What compliance certifications should a disbursement platform have?
At minimum, look for SOC 2 Type II certification, PCI DSS compliance (Level 1 if handling card disbursements), FDIC-insured banking partnerships, and documented OFAC screening processes. For settlement-specific work, verify QSF-compliant account segregation under IRC Section 468B and automated 1099/W-9 tax reporting capabilities.
How long does it take to implement a disbursement platform?
Implementation timelines range from 2-4 weeks for platforms with existing connectors to your claims management system, to 3-6 months for custom API integrations. Ask vendors for implementation timelines from comparable-size clients, not generic estimates. Factor in claimant portal customization, compliance configuration, and user training.
What is a Qualified Settlement Fund and how does it affect disbursements?
A Qualified Settlement Fund (QSF) under IRC Section 468B is a court-established trust that holds settlement proceeds. QSF rules require specific account structures: segregated, FDIC-insured accounts with dedicated FBO designations. Your disbursement platform must support these structures — commingling settlement funds in a single pooled account violates QSF requirements and creates fiduciary liability.
How much do digital disbursement platforms cost compared to paper checks?

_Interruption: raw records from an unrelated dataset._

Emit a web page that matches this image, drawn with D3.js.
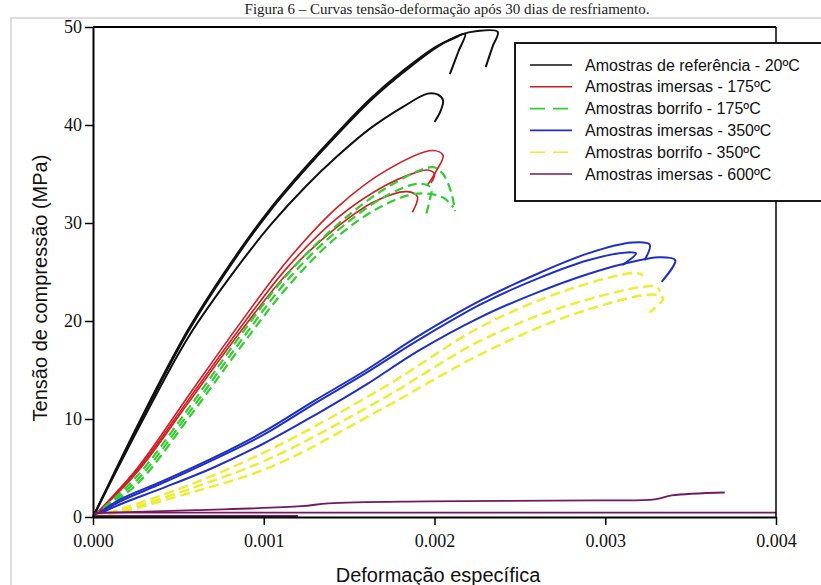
<!DOCTYPE html>
<html>
<head>
<meta charset="utf-8">
<script src="https://cdn.jsdelivr.net/npm/d3@7"></script>
<style>
  body { margin: 0; background: #fff; }
  svg { display: block; }
</style>
</head>
<body>
<svg id="chart" width="821" height="585"></svg>
<script>
// Series names (legend order)
const seriesNames = [
  "Amostras de referência - 20ºC",
  "Amostras imersas - 175ºC",
  "Amostras borrifo - 175ºC",
  "Amostras imersas - 350ºC",
  "Amostras borrifo - 350ºC",
  "Amostras imersas - 600ºC"
];

// Curves: [strain, stress (MPa)]
const ref20a = [[0,0],[0.00028,10],[0.00056,19.2],[0.00085,27],[0.00104,31.5],[0.00125,35.8],[0.00143,39.2],[0.00162,42.6],[0.00182,45.6],[0.00201,48],[0.00212,48.9],[0.00218,49.3],[0.00214,47.5],[0.00209,45.2]];
const ref20b = [[0,0],[0.00028,9.8],[0.00056,19],[0.00085,26.8],[0.00104,31.3],[0.00125,35.6],[0.00143,39],[0.00162,42.4],[0.00182,45.4],[0.00201,47.9],[0.00215,49.2],[0.00225,49.6],[0.00237,49.5],[0.00234,48],[0.0023,45.9]];
const ref20c = [[0,0],[0.00028,9.5],[0.00056,18.4],[0.00085,25.6],[0.00104,29.8],[0.00125,33.8],[0.00143,36.8],[0.00162,39.6],[0.00182,41.9],[0.00196,43.2],[0.00202,43.1],[0.00205,42.5],[0.00203,41.2],[0.002,40.3]];

const im175a = [[0,0],[0.00026,5],[0.000556,12.3],[0.00085,19.5],[0.00114,26.2],[0.00143,31.6],[0.00172,35.4],[0.00199,37.4],[0.00205,36.9],[0.00201,35.3],[0.00196,33.9]];
const im175b = [[0,0],[0.00026,4.8],[0.000556,11.9],[0.00085,19],[0.00114,25.5],[0.00143,30.5],[0.00172,33.9],[0.0019,35.2],[0.00196,35.4],[0.002,35.0],[0.00198,34.1]];
const im175c = [[0,0],[0.00026,4.6],[0.000556,11.6],[0.00085,18.6],[0.00114,24.9],[0.00143,29.6],[0.00165,32.2],[0.00184,33.2],[0.0019,32.7],[0.00189,31.8],[0.00187,31.1]];

const bo175a = [[0,0],[0.00026,4.2],[0.000556,11],[0.00085,18.2],[0.00114,24.8],[0.00143,29.8],[0.00172,33.6],[0.00199,35.7],[0.00205,35],[0.0021,33],[0.00212,31.2]];
const bo175b = [[0,0],[0.00026,3.8],[0.000556,10.5],[0.00085,17.6],[0.00114,24.2],[0.00143,29.2],[0.0017,32.6],[0.0019,34.0],[0.00198,33.6],[0.00197,32.2],[0.00195,30.8]];
const bo175c = [[0,0],[0.00026,3.4],[0.000556,10.0],[0.00085,17.0],[0.00114,23.5],[0.00143,28.6],[0.0017,31.8],[0.0019,33.0],[0.00205,32.6],[0.00211,31.6]];

const im350a = [[0,0],[0.00016,1.8],[0.0004,3.6],[0.0007,6.0],[0.001,8.7],[0.0013,11.9],[0.0016,15.0],[0.0019,18.4],[0.00227,22.1],[0.0026,24.8],[0.0029,26.9],[0.00316,28.0],[0.00326,27.8],[0.00323,26.2]];
const im350b = [[0,0],[0.00016,1.6],[0.0004,3.4],[0.0007,5.8],[0.001,8.4],[0.0013,11.6],[0.0016,14.7],[0.0019,18.0],[0.00227,21.7],[0.0026,24.3],[0.0029,26.2],[0.00313,27.0],[0.00318,26.9],[0.0031,25.7]];
const im350c = [[0,0],[0.00016,1.3],[0.0004,2.9],[0.0007,5.0],[0.001,7.5],[0.0013,10.4],[0.0016,13.5],[0.0019,16.9],[0.00227,20.4],[0.0026,22.9],[0.0029,24.8],[0.0031,25.8],[0.00332,26.5],[0.00341,26.2],[0.00333,24.0]];

const bo350a = [[0,0],[0.00016,0.8],[0.000556,3.2],[0.00104,6.9],[0.00171,13.3],[0.00227,19.4],[0.0028,23.3],[0.00319,24.9],[0.00322,24.6]];
const bo350b = [[0,0],[0.00016,0.6],[0.000556,2.8],[0.00104,6.0],[0.00171,12.2],[0.00227,18.0],[0.0028,21.7],[0.0033,23.5],[0.00332,23.0]];
const bo350c = [[0,0],[0.00016,0.5],[0.000556,2.4],[0.00104,5.1],[0.00171,11.2],[0.00227,16.6],[0.0028,20.6],[0.00328,22.7],[0.00334,22.3],[0.00326,20.9]];

const im600a = [[0,0.4],[0.0006,0.7],[0.00122,1.1],[0.00138,1.4],[0.00195,1.6],[0.00295,1.7],[0.00329,1.8],[0.00339,2.2],[0.0037,2.5]];
const im600b = [[0,0.45],[0.004,0.45]];
const im600c = [[0,0.1],[0.0012,0.1]];

const xTicks = [0, 0.001, 0.002, 0.003, 0.004];
const yTicks = [0, 10, 20, 30, 40, 50];

const colors = ["#111111", "#d01c22", "#33cc33", "#1f2fc4", "#ecec30", "#74195f"];
const dashes = [null, null, "9,5", null, "10,5", null];
const widths = [2, 1.6, 2.2, 2, 2.4, 1.8];

const curves = [
  { s: 0, d: ref20a }, { s: 0, d: ref20b }, { s: 0, d: ref20c },
  { s: 1, d: im175a }, { s: 1, d: im175b }, { s: 1, d: im175c },
  { s: 2, d: bo175a }, { s: 2, d: bo175b }, { s: 2, d: bo175c },
  { s: 3, d: im350a }, { s: 3, d: im350b }, { s: 3, d: im350c },
  { s: 4, d: bo350a }, { s: 4, d: bo350b }, { s: 4, d: bo350c },
  { s: 5, d: im600a }, { s: 5, d: im600b }, { s: 5, d: im600c }
];

const svg = d3.select("#chart");

// light outer frame of the figure
svg.append("rect")
  .attr("x", 11).attr("y", 18)
  .attr("width", 830).attr("height", 600)
  .attr("fill", "none").attr("stroke", "#d4d4d4").attr("stroke-width", 1.5);

// caption
svg.append("text")
  .attr("x", 447).attr("y", 14)
  .attr("text-anchor", "middle")
  .attr("font-family", "Liberation Serif, serif")
  .attr("font-size", 15)
  .attr("fill", "#222")
  .text("Figura 6 – Curvas tensão-deformação após 30 dias de resfriamento.");

const x = d3.scaleLinear().domain([0, 0.004]).range([93, 776]);
const y = d3.scaleLinear().domain([0, 50]).range([517, 27]);

// curves
const line = d3.line()
  .x(d => x(d[0]))
  .y(d => y(d[1]))
  .curve(d3.curveCatmullRom.alpha(0.5));

svg.append("g")
  .selectAll("path")
  .data(curves)
  .enter()
  .append("path")
  .attr("d", d => line(d.d))
  .attr("fill", "none")
  .attr("stroke", d => colors[d.s])
  .attr("stroke-width", d => widths[d.s])
  .attr("stroke-dasharray", d => dashes[d.s])
  .attr("stroke-linejoin", "round");

// frame top / right
svg.append("line")
  .attr("x1", x(0)).attr("x2", x(0.004))
  .attr("y1", y(50)).attr("y2", y(50))
  .attr("stroke", "#000").attr("stroke-width", 2);
svg.append("line")
  .attr("x1", x(0.004)).attr("x2", x(0.004))
  .attr("y1", y(50)).attr("y2", y(0))
  .attr("stroke", "#000").attr("stroke-width", 1.5);

// axes
const xAxis = svg.append("g")
  .attr("transform", `translate(0,${y(0)})`)
  .call(d3.axisBottom(x).tickValues(xTicks).tickFormat(d3.format(".3f")).tickSize(8).tickSizeOuter(0));
const yAxis = svg.append("g")
  .attr("transform", `translate(${x(0)},0)`)
  .call(d3.axisLeft(y).tickValues(yTicks).tickSize(8).tickSizeOuter(0));

[xAxis, yAxis].forEach(g => {
  g.select(".domain").attr("stroke", "#000").attr("stroke-width", 2);
  g.selectAll(".tick line").attr("stroke", "#000").attr("stroke-width", 1.5);
  g.selectAll(".tick text")
    .attr("font-family", "Liberation Serif, serif")
    .attr("font-size", 18)
    .attr("fill", "#111");
});
xAxis.selectAll(".tick text").attr("dy", "1.05em");
yAxis.selectAll(".tick text").attr("x", -11);

// axis titles
svg.append("text")
  .attr("x", 438).attr("y", 582)
  .attr("text-anchor", "middle")
  .attr("font-family", "Liberation Sans, Arial, sans-serif")
  .attr("font-size", 20)
  .attr("fill", "#111")
  .text("Deformação específica");

svg.append("text")
  .attr("transform", "translate(47,288) rotate(-90)")
  .attr("text-anchor", "middle")
  .attr("font-family", "Liberation Sans, Arial, sans-serif")
  .attr("font-size", 20)
  .attr("fill", "#111")
  .text("Tensão de compressão (MPa)");

// legend
const legend = svg.append("g");
legend.append("rect")
  .attr("x", 515).attr("y", 43)
  .attr("width", 320).attr("height", 158)
  .attr("fill", "#fff").attr("stroke", "#000").attr("stroke-width", 1.8);

const rows = legend.selectAll("g.row")
  .data(seriesNames)
  .enter()
  .append("g")
  .attr("class", "row")
  .attr("transform", (d, i) => `translate(0,${65 + i * 21.8})`);

rows.append("line")
  .attr("x1", 530).attr("x2", 572)
  .attr("stroke", (d, i) => colors[i])
  .attr("stroke-width", 1.6)
  .attr("stroke-dasharray", (d, i) => dashes[i] ? "15,8" : null);

rows.append("text")
  .attr("x", 585).attr("dy", "0.35em")
  .attr("font-family", "Liberation Sans, Arial, sans-serif")
  .attr("font-size", 16)
  .attr("fill", "#111")
  .text(d => d);
</script>
</body>
</html>
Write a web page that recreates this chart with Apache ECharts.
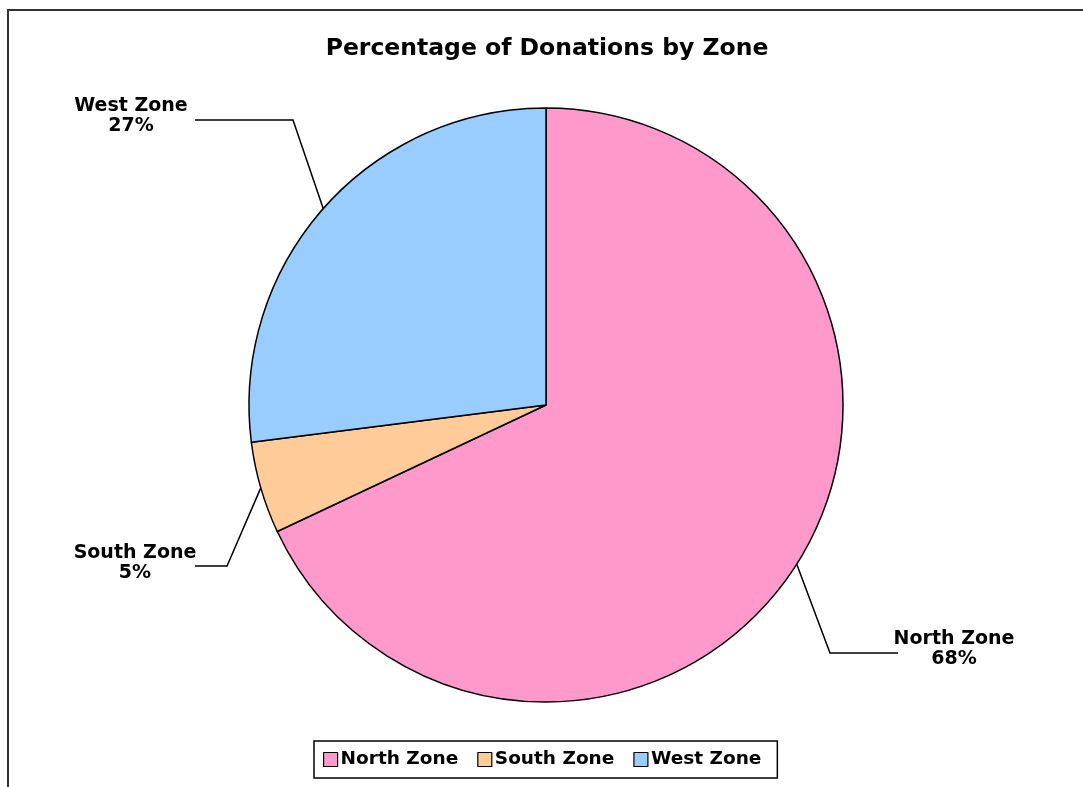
<!DOCTYPE html>
<html>
<head>
<meta charset="utf-8">
<script src="https://cdn.jsdelivr.net/npm/echarts@6/dist/echarts.min.js"></script>
<style>
  html, body { margin: 0; padding: 0; background: #fff; }
  #chart { width: 1083px; height: 787px; }
</style>
</head>
<body>
<div id="chart"></div>
<script>
// ---- data ----
const categories = ['North Zone', 'South Zone', 'West Zone'];
const values = [68, 5, 27];
const colors = ['#FF99CC', '#FFCC99', '#99CCFF'];
const chartTitle = 'Percentage of Donations by Zone';

// ---- label layout (positions only, not data) ----
const labelPlacement = [
  { x: 954, y: 649, corner: [830, 653], end: [898, 653] },
  { x: 135, y: 563, corner: [227, 566], end: [195, 566] },
  { x: 131, y: 116, corner: [293, 120], end: [195, 120] }
];

const FONT = 'DejaVu Sans';
const chart = echarts.init(document.getElementById('chart'));

chart.setOption({
  animation: false,
  backgroundColor: '#ffffff',
  title: {
    text: chartTitle,
    left: 542,
    textAlign: 'center',
    top: 32,
    textStyle: { fontFamily: FONT, fontWeight: 'bold', fontSize: 23.5, color: '#000' }
  },
  legend: {
    data: categories,
    bottom: 9,
    left: 314,
    orient: 'horizontal',
    icon: 'rect',
    itemWidth: 14,
    itemHeight: 14,
    itemGap: 19,
    padding: [9, 16, 9, 9],
    borderColor: '#000',
    borderWidth: 1.5,
    itemStyle: { borderColor: '#000', borderWidth: 1.2 },
    textStyle: { fontFamily: FONT, fontWeight: 'bold', fontSize: 18.5, color: '#000', padding: [0, 0, 0, -2] }
  },
  graphic: [{
    type: 'rect',
    shape: { x: 8, y: 10, width: 1200, height: 900 },
    style: { fill: 'none', stroke: '#333', lineWidth: 2 },
    silent: true,
    z: 100
  }],
  series: [{
    type: 'pie',
    center: [546, 405],
    radius: 297,
    startAngle: 90,
    clockwise: true,
    avoidLabelOverlap: false,
    data: categories.map((name, i) => ({ name, value: values[i], itemStyle: { color: colors[i] } })),
    itemStyle: { borderColor: '#000', borderWidth: 1.5 },
    label: {
      show: true,
      position: 'outside',
      formatter: '{b}\n{d}%',
      fontFamily: FONT,
      fontWeight: 'bold',
      fontSize: 19,
      lineHeight: 20,
      color: '#000'
    },
    labelLine: {
      show: true,
      length: 20,
      length2: 20,
      lineStyle: { color: '#000', width: 1.5 }
    },
    labelLayout: function (params) {
      const p = labelPlacement[params.dataIndex];
      const start = params.labelLinePoints ? params.labelLinePoints[0] : p.corner;
      return {
        x: p.x,
        y: p.y,
        align: 'center',
        verticalAlign: 'middle',
        labelLinePoints: [start, p.corner, p.end]
      };
    },
    emphasis: { disabled: true }
  }]
});
</script>
</body>
</html>
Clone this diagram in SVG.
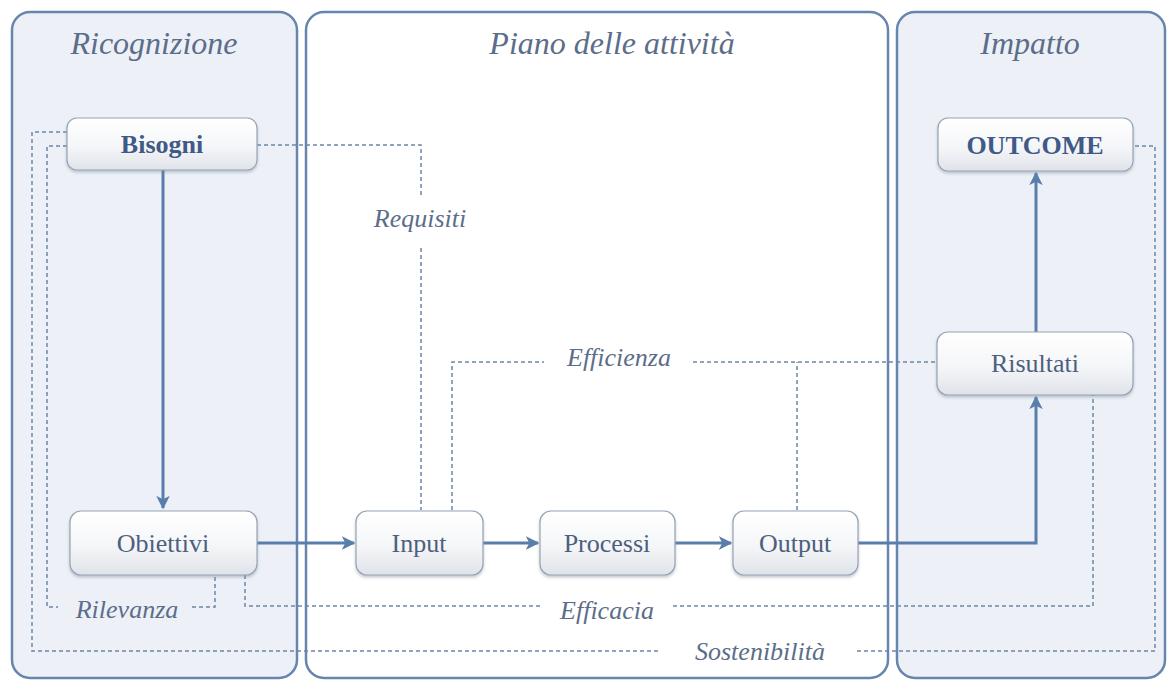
<svg xmlns="http://www.w3.org/2000/svg" width="1170" height="682" viewBox="0 0 1170 682">
<defs>
<linearGradient id="ng" x1="0" y1="0" x2="0" y2="1">
<stop offset="0" stop-color="#ffffff"/>
<stop offset="0.55" stop-color="#f5f6f8"/>
<stop offset="1" stop-color="#dfe3e9"/>
</linearGradient>
<filter id="sh" x="-10%" y="-20%" width="120%" height="150%">
<feDropShadow dx="0" dy="2" stdDeviation="1.5" flood-color="#7a8699" flood-opacity="0.45"/>
</filter>
<marker id="ah" viewBox="0 0 10 10" refX="9" refY="5" markerWidth="4.5" markerHeight="4.5" orient="auto" markerUnits="strokeWidth">
<path d="M0,0 L10,5 L0,10 L2.5,5 z" fill="#5a7eac"/>
</marker>
</defs>
<style>
.panel{stroke:#6686ae;stroke-width:2.5}
.side{fill:#edf1f7}
.mid{fill:#ffffff}
.title{font-family:"Liberation Serif",serif;font-style:italic;font-size:32px;fill:#5c6d8a;text-anchor:middle}
.node rect{fill:url(#ng);stroke:#97a4b5;stroke-width:1.2;filter:url(#sh)}
.node text{font-family:"Liberation Serif",serif;font-size:26px;fill:#4d5f7f;text-anchor:middle}
.node text.b{font-weight:bold;fill:#3f5a86}
.solid{fill:none;stroke:#5a7eac;stroke-width:3;marker-end:url(#ah)}
.dash{fill:none;stroke:#6c86a8;stroke-width:1.5;stroke-dasharray:4 3}
.lab{font-family:"Liberation Serif",serif;font-style:italic;font-size:26px;fill:#5c6d8a;text-anchor:middle}
</style>
<rect width="1170" height="682" fill="#ffffff"/>
<g id="panels">
<rect class="panel side" x="12" y="12" width="285" height="666" rx="18"/>
<rect class="panel mid" x="306" y="12" width="582" height="666" rx="18"/>
<rect class="panel side" x="897" y="12" width="268" height="666" rx="18"/>
<text class="title" x="154" y="54">Ricognizione</text>
<text class="title" x="612" y="54">Piano delle attività</text>
<text class="title" x="1030" y="54">Impatto</text>
</g>
<g id="connectors">
<path class="dash" d="M257,145 H421 V198"/>
<path class="dash" d="M421,248 V510"/>
<text class="lab" x="420" y="227">Requisiti</text>
<path class="dash" d="M452,510 V362 H544"/>
<path class="dash" d="M693,362 H937"/>
<path class="dash" d="M797,510 V362"/>
<text class="lab" x="619" y="366">Efficienza</text>
<path class="dash" d="M67,146 H47 V607 H58"/>
<path class="dash" d="M192,607 H215 V575"/>
<text class="lab" x="127" y="618">Rilevanza</text>
<path class="dash" d="M245,575 V606 H542"/>
<path class="dash" d="M673,606 H1093 V395"/>
<text class="lab" x="607" y="619">Efficacia</text>
<path class="dash" d="M67,132 H32 V651 H658"/>
<path class="dash" d="M857,651 H1155 V146 H1133"/>
<text class="lab" x="760" y="660">Sostenibilità</text>
<path class="solid" d="M163,170 V508"/>
<path class="solid" d="M257,543 H354"/>
<path class="solid" d="M483,543 H538"/>
<path class="solid" d="M675,543 H731"/>
<path class="solid" d="M858,543 H1036 V397"/>
<path class="solid" d="M1036,332 V173"/>
</g>
<g id="bisogni" class="node"><rect x="67" y="118" width="190" height="52" rx="10"/><text class="b" x="162" y="153">Bisogni</text></g>
<g id="obiettivi" class="node"><rect x="70" y="511" width="187" height="64" rx="11"/><text x="163" y="552">Obiettivi</text></g>
<g id="input" class="node"><rect x="356" y="511" width="127" height="64" rx="11"/><text x="419" y="552">Input</text></g>
<g id="processi" class="node"><rect x="540" y="511" width="135" height="64" rx="11"/><text x="607" y="552">Processi</text></g>
<g id="output" class="node"><rect x="733" y="511" width="125" height="64" rx="11"/><text x="795" y="552">Output</text></g>
<g id="risultati" class="node"><rect x="937" y="332" width="196" height="63" rx="11"/><text x="1035" y="372">Risultati</text></g>
<g id="outcome" class="node"><rect x="938" y="118" width="195" height="53" rx="10"/><text class="b" x="1035" y="154">OUTCOME</text></g>
</svg>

Per-transaction costs range from $0.25 (ACH) to $5.00 (physical prepaid card mailing) for digital platforms, versus $5.00-$8.00 per paper check. The larger savings come from reduced escheatment (digital platforms achieve 85-95% redemption versus 60-70% for checks), eliminated reconciliation labor, and automated compliance documentation. For a 50,000-recipient settlement, the total cost difference typically exceeds $250,000.